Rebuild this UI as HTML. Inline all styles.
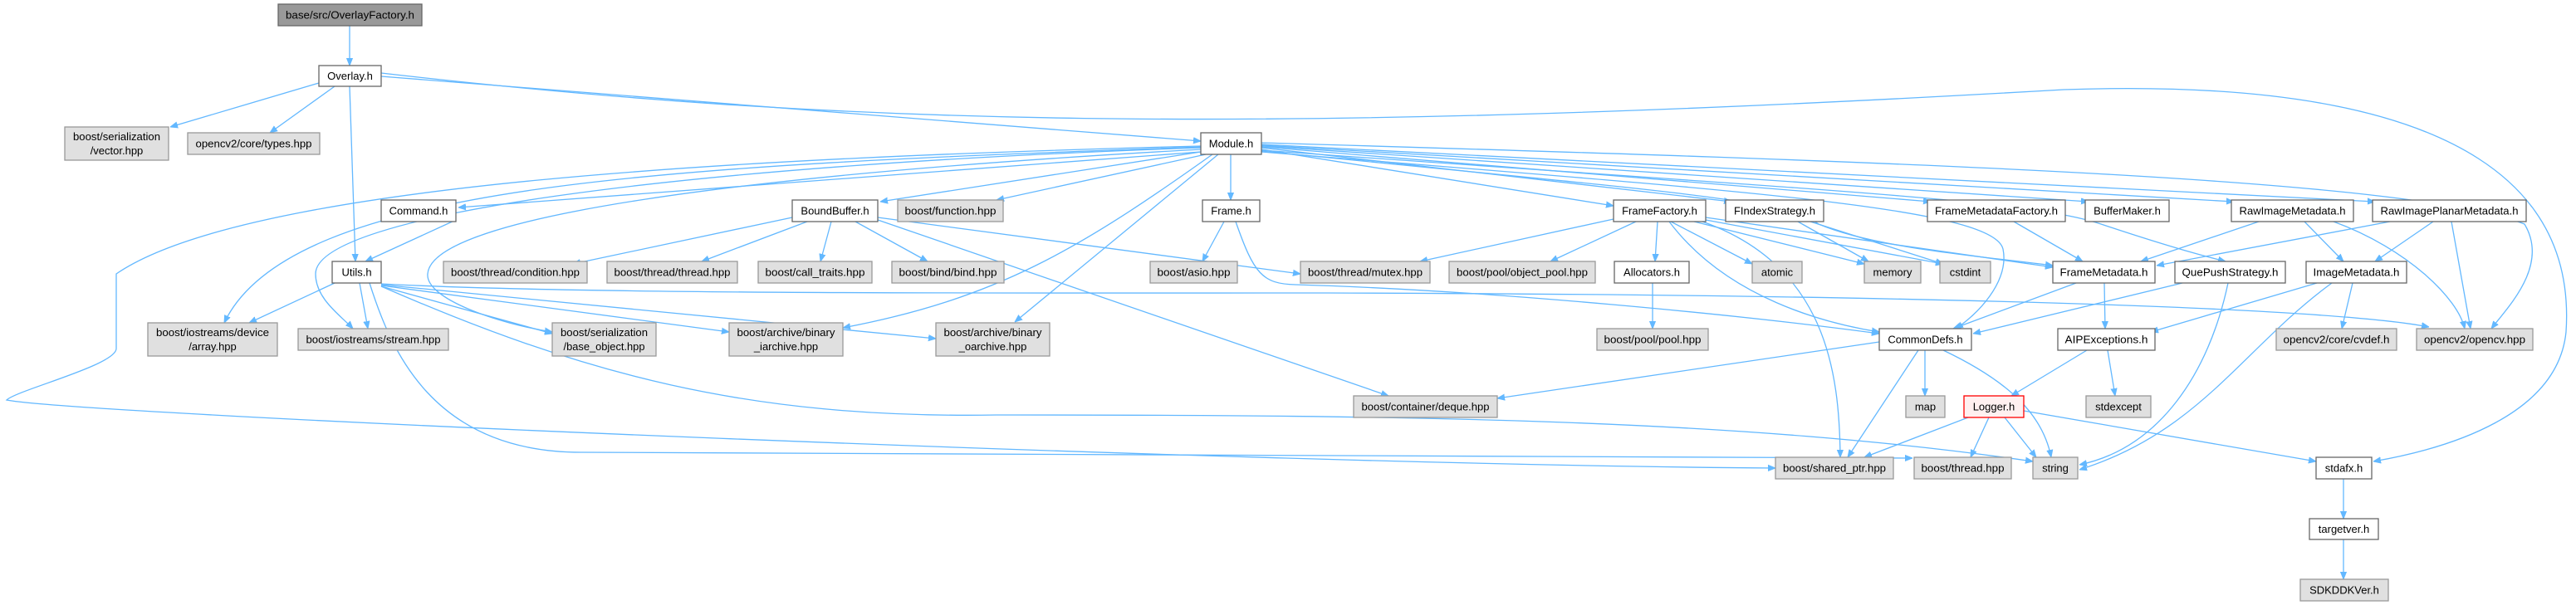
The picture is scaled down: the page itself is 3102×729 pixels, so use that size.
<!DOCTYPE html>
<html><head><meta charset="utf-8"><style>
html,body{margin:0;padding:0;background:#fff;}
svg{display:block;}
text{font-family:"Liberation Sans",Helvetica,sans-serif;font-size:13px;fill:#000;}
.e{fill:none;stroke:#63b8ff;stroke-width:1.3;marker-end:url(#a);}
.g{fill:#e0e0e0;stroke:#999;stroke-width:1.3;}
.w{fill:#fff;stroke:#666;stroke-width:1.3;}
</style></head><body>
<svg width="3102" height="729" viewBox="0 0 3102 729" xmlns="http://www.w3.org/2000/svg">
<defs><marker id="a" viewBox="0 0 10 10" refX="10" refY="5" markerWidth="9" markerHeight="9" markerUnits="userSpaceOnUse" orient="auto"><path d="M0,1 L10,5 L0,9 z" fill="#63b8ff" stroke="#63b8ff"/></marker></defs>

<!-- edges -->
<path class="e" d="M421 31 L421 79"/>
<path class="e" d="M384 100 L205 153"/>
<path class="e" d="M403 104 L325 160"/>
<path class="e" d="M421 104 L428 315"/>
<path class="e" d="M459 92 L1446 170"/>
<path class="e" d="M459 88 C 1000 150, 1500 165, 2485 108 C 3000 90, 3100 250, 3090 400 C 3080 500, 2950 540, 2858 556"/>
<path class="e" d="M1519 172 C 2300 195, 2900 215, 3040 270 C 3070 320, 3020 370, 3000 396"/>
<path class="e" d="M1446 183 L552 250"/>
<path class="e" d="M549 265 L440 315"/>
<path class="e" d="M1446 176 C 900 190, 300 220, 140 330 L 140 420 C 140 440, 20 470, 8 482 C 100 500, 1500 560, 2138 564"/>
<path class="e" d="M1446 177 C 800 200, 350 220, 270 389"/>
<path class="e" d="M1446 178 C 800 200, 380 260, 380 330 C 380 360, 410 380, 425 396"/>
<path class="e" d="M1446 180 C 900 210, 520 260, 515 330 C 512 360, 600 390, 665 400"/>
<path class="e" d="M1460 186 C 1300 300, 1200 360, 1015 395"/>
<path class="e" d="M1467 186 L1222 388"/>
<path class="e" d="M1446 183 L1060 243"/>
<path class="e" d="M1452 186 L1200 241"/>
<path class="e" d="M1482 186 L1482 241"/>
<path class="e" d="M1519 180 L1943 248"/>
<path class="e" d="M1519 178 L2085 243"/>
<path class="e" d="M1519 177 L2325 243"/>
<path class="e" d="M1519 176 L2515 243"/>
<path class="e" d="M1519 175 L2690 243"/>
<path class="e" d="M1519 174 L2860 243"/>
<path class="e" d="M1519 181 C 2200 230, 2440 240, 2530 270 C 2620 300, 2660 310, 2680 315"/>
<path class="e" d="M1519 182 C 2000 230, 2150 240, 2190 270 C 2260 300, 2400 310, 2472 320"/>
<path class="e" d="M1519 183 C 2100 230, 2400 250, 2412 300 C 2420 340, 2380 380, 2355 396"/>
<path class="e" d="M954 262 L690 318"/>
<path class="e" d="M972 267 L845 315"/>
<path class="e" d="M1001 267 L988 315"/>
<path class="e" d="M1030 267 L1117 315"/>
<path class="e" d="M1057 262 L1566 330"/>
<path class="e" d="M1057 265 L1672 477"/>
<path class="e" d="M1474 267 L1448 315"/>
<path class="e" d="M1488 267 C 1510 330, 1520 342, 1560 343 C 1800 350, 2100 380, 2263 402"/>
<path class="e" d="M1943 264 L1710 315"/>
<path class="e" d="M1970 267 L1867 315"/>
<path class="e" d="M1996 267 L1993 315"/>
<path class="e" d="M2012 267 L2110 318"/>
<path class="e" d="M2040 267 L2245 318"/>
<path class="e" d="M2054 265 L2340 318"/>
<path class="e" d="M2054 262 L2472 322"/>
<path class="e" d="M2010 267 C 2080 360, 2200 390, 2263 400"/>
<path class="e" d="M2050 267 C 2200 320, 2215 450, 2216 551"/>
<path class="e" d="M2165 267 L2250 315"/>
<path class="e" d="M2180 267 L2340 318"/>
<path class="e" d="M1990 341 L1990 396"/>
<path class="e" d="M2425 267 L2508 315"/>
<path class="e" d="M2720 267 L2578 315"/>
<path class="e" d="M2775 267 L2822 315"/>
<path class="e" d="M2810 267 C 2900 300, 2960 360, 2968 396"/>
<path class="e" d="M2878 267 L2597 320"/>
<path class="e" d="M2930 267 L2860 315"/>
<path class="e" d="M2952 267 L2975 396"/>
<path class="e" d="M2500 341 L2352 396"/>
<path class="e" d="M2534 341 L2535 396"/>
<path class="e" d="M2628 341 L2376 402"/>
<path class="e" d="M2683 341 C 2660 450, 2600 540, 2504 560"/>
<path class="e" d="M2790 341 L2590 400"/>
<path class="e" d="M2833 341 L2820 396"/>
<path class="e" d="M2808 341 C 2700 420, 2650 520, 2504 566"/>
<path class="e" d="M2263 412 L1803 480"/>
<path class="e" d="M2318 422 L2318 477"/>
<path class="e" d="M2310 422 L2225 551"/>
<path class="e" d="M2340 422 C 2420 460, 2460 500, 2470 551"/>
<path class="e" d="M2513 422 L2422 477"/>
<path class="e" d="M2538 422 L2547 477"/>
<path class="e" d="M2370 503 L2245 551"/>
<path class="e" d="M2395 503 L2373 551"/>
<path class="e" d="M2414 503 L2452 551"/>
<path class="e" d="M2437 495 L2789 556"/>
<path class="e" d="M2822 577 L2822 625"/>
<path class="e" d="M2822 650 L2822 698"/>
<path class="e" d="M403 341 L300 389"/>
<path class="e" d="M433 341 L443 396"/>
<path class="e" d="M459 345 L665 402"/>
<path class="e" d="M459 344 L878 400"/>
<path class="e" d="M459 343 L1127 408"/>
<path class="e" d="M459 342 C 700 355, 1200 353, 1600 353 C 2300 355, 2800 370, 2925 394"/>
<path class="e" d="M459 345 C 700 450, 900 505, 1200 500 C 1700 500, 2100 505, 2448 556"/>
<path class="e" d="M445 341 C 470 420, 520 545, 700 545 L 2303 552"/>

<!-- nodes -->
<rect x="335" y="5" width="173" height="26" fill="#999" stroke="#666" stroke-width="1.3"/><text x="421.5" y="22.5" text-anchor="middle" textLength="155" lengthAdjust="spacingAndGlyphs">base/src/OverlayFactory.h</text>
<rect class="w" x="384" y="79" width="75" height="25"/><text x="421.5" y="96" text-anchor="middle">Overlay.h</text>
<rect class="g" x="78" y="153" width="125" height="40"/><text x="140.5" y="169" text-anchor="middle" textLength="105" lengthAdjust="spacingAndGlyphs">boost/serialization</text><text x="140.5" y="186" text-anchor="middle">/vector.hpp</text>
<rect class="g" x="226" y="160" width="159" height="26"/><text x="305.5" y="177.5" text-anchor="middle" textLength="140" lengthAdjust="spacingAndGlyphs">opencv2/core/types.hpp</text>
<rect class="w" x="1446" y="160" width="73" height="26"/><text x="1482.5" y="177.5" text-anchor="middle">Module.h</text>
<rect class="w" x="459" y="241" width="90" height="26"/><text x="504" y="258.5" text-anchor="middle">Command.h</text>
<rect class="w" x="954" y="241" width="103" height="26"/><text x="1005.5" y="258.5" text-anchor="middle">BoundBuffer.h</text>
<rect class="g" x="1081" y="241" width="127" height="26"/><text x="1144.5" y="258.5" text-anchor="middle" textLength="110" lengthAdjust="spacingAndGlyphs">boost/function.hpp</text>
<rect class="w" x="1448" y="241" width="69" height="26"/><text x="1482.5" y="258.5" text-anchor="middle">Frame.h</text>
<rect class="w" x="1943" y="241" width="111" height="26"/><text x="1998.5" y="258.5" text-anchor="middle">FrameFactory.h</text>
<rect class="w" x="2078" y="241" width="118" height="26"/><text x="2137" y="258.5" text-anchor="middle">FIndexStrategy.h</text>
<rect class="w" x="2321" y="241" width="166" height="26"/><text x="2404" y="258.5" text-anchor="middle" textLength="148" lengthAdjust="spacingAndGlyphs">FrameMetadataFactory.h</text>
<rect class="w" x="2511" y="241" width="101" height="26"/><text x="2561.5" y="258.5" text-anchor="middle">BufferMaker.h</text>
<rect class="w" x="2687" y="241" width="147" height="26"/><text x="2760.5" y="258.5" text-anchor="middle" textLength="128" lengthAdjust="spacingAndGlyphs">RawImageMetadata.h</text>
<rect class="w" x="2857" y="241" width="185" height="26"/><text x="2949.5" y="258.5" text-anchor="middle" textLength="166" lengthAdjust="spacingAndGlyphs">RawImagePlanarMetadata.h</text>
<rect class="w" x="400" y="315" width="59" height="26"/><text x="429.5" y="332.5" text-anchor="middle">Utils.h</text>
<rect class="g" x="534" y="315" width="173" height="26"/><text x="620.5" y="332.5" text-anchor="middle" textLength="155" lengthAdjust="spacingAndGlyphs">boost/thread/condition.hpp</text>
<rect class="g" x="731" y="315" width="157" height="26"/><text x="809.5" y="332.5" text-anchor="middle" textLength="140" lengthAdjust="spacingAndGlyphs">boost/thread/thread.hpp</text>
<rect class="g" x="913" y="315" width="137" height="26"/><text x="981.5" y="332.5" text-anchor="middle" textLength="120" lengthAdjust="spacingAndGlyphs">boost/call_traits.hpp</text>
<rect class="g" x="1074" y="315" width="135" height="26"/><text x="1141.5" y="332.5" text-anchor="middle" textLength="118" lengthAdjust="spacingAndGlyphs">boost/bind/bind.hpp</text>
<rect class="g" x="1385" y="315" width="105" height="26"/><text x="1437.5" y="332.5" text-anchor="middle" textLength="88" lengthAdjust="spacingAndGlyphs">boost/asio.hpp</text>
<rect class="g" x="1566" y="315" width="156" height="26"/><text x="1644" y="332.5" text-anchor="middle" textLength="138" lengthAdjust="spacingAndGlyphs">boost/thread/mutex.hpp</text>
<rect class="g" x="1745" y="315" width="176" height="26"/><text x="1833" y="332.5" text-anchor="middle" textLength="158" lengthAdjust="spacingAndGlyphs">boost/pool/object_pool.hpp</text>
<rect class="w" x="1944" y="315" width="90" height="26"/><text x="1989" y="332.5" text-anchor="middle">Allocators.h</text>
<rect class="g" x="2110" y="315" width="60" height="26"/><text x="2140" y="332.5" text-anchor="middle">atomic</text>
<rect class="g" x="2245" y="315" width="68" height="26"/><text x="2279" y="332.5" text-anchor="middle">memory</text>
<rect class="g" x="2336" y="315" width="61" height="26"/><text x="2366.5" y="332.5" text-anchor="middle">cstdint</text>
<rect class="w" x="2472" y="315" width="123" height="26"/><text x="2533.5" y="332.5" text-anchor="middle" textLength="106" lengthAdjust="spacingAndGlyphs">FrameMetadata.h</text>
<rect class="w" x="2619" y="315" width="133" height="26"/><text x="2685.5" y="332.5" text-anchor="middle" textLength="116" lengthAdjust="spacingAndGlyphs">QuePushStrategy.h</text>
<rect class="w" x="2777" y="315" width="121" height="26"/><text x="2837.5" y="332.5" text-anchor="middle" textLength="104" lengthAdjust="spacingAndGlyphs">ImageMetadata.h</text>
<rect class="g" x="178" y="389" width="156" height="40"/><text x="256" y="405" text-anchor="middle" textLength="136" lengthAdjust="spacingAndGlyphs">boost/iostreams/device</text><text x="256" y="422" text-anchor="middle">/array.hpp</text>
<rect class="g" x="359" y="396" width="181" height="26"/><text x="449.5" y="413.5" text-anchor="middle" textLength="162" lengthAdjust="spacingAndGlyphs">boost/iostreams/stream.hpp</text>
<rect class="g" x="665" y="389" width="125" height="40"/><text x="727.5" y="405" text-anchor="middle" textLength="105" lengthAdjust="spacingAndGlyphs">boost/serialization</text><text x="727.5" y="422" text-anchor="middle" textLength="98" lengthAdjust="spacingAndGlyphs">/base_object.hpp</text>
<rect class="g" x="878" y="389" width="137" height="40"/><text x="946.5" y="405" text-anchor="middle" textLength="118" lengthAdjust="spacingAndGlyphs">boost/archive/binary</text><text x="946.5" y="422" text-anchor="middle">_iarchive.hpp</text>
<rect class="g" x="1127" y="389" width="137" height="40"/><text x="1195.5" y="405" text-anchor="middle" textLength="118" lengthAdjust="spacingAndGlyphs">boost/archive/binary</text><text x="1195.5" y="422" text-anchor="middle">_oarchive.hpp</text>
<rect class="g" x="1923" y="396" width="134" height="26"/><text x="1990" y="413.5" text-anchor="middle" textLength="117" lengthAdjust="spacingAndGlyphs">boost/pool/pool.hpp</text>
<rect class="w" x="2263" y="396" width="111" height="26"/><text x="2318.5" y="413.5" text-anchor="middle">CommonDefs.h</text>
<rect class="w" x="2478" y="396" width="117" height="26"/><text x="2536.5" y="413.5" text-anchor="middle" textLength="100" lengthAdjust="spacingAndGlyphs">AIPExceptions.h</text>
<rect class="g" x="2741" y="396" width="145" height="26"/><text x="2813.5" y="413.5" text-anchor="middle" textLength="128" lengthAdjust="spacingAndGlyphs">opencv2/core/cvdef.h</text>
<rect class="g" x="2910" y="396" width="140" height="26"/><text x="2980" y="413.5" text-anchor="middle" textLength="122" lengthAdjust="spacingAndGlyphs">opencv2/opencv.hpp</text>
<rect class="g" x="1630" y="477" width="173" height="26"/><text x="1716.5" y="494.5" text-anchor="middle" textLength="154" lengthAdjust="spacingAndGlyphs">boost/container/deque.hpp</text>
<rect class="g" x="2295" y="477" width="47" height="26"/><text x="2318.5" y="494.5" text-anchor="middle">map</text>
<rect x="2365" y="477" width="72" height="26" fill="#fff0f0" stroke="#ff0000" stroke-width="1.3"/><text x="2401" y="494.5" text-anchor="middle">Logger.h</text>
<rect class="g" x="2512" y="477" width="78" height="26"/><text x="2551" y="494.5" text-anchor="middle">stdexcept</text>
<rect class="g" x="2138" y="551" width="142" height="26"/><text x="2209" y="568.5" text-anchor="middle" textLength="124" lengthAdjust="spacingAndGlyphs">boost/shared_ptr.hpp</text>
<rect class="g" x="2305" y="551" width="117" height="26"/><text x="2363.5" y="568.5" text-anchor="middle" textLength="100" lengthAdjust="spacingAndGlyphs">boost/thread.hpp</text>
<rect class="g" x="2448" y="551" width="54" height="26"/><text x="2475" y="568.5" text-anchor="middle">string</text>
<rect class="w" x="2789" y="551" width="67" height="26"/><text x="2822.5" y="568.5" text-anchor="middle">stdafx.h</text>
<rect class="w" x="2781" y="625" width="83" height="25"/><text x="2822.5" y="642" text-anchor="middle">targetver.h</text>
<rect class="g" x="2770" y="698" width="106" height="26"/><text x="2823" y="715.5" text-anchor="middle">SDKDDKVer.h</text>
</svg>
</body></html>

* _WHAT YOU SHOULD DO_
Work out how many lines of the listing above include the word "size". Report only the number.

* _CORRECT RESULT_
2